## [EXERCISE AIM]
Give back, exactly as written, the lines from the beginning of the listing through the one that contains "const H = 868;".

## BEGIN GIVEN DATA

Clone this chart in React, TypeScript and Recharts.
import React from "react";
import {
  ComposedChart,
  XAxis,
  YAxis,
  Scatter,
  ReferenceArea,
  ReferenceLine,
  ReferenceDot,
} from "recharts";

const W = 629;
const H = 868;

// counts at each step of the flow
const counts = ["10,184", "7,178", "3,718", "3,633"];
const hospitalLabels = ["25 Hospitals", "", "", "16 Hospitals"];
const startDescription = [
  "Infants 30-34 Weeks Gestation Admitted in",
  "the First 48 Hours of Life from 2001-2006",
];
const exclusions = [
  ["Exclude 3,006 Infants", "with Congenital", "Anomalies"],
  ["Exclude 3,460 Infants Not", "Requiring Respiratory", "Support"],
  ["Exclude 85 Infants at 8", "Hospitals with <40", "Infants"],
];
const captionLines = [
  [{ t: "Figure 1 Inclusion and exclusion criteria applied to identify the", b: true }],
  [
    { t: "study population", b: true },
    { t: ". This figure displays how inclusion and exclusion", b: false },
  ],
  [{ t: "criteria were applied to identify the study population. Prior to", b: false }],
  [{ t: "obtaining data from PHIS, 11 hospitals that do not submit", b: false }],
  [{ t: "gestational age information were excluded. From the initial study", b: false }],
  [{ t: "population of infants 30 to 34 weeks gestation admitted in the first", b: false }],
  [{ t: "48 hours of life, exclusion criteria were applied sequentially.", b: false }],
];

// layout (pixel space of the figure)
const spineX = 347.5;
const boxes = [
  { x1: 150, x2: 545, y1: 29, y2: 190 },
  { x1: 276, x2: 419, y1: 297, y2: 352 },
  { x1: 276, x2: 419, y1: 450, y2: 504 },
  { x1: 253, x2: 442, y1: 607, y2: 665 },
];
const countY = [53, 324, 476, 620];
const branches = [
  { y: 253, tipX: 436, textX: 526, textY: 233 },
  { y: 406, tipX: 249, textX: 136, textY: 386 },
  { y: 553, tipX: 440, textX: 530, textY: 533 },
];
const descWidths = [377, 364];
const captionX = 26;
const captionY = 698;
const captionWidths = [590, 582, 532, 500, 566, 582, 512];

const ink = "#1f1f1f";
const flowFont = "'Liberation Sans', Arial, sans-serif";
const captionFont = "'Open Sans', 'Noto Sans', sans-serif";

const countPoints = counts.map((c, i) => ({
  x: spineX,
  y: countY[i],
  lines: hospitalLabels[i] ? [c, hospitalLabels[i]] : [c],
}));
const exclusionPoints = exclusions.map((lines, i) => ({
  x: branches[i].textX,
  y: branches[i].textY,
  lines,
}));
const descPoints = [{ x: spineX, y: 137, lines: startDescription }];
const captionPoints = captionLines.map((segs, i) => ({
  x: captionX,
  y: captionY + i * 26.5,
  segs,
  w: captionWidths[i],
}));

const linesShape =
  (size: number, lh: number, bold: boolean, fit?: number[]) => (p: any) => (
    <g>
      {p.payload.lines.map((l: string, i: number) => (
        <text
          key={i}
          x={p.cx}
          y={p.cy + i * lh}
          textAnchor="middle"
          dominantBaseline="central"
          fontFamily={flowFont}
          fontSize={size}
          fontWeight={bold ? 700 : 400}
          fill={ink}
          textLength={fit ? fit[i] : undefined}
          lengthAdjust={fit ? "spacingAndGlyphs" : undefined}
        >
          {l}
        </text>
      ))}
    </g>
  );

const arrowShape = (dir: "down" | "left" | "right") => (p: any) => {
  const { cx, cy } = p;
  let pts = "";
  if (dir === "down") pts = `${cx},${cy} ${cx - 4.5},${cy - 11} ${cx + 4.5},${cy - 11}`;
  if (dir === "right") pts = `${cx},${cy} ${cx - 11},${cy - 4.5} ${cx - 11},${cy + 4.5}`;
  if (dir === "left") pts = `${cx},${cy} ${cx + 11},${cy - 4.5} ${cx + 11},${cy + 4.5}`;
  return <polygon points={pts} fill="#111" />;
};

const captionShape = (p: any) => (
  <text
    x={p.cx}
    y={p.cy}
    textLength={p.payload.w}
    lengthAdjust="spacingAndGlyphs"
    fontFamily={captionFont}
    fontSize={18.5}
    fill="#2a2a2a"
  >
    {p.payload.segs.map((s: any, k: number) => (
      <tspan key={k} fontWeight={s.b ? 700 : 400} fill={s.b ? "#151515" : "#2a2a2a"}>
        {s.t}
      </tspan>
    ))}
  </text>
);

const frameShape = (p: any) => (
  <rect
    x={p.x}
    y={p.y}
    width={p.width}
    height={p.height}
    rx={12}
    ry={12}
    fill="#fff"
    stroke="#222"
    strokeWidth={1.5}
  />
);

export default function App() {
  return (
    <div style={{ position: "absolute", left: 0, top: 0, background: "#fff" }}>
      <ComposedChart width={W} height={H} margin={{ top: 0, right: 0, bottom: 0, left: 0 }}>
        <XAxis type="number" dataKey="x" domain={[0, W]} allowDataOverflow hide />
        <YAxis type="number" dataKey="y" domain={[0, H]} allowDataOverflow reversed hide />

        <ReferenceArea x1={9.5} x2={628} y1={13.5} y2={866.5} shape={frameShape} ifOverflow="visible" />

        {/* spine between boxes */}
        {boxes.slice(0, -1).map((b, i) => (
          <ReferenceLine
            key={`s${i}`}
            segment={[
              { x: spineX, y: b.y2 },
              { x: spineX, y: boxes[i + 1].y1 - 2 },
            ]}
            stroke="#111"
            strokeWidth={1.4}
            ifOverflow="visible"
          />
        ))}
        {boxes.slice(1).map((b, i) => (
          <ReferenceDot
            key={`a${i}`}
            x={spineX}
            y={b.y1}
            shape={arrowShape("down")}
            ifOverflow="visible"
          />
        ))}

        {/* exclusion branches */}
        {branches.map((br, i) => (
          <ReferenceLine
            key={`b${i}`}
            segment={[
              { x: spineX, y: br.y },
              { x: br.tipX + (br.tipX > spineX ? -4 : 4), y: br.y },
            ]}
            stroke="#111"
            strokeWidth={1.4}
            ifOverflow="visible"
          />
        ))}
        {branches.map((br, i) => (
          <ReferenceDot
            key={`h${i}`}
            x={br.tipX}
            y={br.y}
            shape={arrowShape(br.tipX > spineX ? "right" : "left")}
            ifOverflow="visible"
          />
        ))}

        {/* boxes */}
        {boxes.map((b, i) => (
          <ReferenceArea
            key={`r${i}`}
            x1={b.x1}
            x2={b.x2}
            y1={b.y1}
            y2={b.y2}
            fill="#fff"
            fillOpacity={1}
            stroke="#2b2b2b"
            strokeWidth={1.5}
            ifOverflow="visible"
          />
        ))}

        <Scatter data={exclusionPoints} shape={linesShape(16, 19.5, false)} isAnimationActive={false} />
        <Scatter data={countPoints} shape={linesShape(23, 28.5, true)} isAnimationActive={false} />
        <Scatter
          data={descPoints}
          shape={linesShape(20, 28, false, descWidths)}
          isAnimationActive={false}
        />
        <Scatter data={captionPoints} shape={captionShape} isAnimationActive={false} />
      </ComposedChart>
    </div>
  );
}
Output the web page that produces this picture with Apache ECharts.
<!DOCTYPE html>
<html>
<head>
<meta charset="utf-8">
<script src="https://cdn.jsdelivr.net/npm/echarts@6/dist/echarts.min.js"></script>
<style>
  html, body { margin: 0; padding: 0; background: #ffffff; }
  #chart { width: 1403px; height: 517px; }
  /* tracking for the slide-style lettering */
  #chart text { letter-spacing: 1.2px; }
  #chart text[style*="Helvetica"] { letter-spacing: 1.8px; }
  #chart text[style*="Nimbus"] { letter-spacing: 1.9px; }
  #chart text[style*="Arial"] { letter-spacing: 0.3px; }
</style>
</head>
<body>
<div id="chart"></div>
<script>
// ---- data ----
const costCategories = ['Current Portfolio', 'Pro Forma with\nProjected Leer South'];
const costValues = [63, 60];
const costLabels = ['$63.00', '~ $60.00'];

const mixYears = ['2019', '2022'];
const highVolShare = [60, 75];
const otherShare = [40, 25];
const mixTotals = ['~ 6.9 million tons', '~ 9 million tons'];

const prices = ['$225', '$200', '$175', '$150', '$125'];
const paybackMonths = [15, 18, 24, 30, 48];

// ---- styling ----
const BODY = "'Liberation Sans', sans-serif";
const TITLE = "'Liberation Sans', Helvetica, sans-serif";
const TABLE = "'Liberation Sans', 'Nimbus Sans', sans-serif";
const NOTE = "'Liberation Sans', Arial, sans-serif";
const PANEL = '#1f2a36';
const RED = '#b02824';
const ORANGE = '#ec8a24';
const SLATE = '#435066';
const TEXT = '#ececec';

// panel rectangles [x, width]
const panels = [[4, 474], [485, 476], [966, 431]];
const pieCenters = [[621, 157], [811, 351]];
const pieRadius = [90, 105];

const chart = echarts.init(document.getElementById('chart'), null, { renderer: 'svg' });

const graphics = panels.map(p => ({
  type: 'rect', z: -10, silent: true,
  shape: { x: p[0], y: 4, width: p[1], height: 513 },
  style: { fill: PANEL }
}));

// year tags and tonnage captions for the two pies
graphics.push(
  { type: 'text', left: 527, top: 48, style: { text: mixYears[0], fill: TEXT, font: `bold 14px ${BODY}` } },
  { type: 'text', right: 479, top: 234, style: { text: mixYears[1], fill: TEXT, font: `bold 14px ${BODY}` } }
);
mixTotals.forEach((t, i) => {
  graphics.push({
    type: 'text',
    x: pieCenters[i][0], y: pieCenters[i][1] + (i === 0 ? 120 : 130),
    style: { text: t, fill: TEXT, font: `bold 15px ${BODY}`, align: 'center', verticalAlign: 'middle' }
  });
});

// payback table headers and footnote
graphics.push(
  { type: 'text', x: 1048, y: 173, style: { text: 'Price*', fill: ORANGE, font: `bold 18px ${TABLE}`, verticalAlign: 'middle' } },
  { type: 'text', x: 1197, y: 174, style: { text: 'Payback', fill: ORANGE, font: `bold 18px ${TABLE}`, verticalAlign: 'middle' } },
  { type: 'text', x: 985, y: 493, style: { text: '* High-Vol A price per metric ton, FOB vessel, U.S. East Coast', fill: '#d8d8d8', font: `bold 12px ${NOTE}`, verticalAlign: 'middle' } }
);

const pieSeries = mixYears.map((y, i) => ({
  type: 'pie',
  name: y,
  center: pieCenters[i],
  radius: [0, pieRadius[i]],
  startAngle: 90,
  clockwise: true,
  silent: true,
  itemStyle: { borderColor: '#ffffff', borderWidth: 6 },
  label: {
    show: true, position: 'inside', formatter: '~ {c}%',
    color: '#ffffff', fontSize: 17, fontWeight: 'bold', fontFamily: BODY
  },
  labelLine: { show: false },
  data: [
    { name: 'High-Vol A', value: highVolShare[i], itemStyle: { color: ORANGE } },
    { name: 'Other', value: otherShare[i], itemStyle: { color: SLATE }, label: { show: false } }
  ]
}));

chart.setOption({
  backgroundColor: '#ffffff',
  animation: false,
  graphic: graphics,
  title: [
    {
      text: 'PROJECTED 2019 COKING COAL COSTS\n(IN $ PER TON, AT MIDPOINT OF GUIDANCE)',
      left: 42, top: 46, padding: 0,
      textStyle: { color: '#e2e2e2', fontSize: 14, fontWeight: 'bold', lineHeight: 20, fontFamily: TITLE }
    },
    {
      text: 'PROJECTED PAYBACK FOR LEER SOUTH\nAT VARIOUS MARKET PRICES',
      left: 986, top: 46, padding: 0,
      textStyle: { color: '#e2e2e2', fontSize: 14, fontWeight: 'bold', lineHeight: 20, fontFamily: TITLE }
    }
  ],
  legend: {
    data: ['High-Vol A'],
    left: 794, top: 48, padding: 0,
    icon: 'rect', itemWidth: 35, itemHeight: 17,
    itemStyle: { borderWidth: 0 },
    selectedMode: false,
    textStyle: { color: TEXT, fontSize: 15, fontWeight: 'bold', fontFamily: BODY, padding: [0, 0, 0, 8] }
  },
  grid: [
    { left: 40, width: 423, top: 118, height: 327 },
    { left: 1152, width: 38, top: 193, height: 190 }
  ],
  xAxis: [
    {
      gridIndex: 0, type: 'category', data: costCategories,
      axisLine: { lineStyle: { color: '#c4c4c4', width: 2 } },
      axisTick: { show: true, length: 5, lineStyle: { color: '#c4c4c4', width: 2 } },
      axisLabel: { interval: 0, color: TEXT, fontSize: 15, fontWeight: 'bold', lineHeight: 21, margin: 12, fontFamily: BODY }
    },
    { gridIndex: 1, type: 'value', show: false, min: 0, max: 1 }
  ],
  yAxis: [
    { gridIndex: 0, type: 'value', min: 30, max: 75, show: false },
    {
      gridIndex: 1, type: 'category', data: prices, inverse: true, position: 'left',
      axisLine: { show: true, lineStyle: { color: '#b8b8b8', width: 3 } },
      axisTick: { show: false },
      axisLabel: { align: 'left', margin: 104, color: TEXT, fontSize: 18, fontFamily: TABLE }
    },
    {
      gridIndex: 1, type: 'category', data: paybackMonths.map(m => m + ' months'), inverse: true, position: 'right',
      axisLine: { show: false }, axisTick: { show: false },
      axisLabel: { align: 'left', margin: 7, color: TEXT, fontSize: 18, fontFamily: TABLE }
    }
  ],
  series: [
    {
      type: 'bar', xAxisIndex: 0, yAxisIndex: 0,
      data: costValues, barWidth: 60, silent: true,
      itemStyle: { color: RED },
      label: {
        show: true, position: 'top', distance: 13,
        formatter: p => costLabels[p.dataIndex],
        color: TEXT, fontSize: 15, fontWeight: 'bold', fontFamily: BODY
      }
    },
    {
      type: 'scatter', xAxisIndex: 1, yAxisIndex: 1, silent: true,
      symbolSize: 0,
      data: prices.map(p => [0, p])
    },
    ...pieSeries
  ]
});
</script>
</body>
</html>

## END GIVEN DATA

## [WRITTEN RESPONSE]
Clone this chart in React, TypeScript and Recharts.
import React from "react";
import {
  ComposedChart,
  XAxis,
  YAxis,
  Scatter,
  ReferenceArea,
  ReferenceLine,
  ReferenceDot,
} from "recharts";

const W = 629;
const H = 868;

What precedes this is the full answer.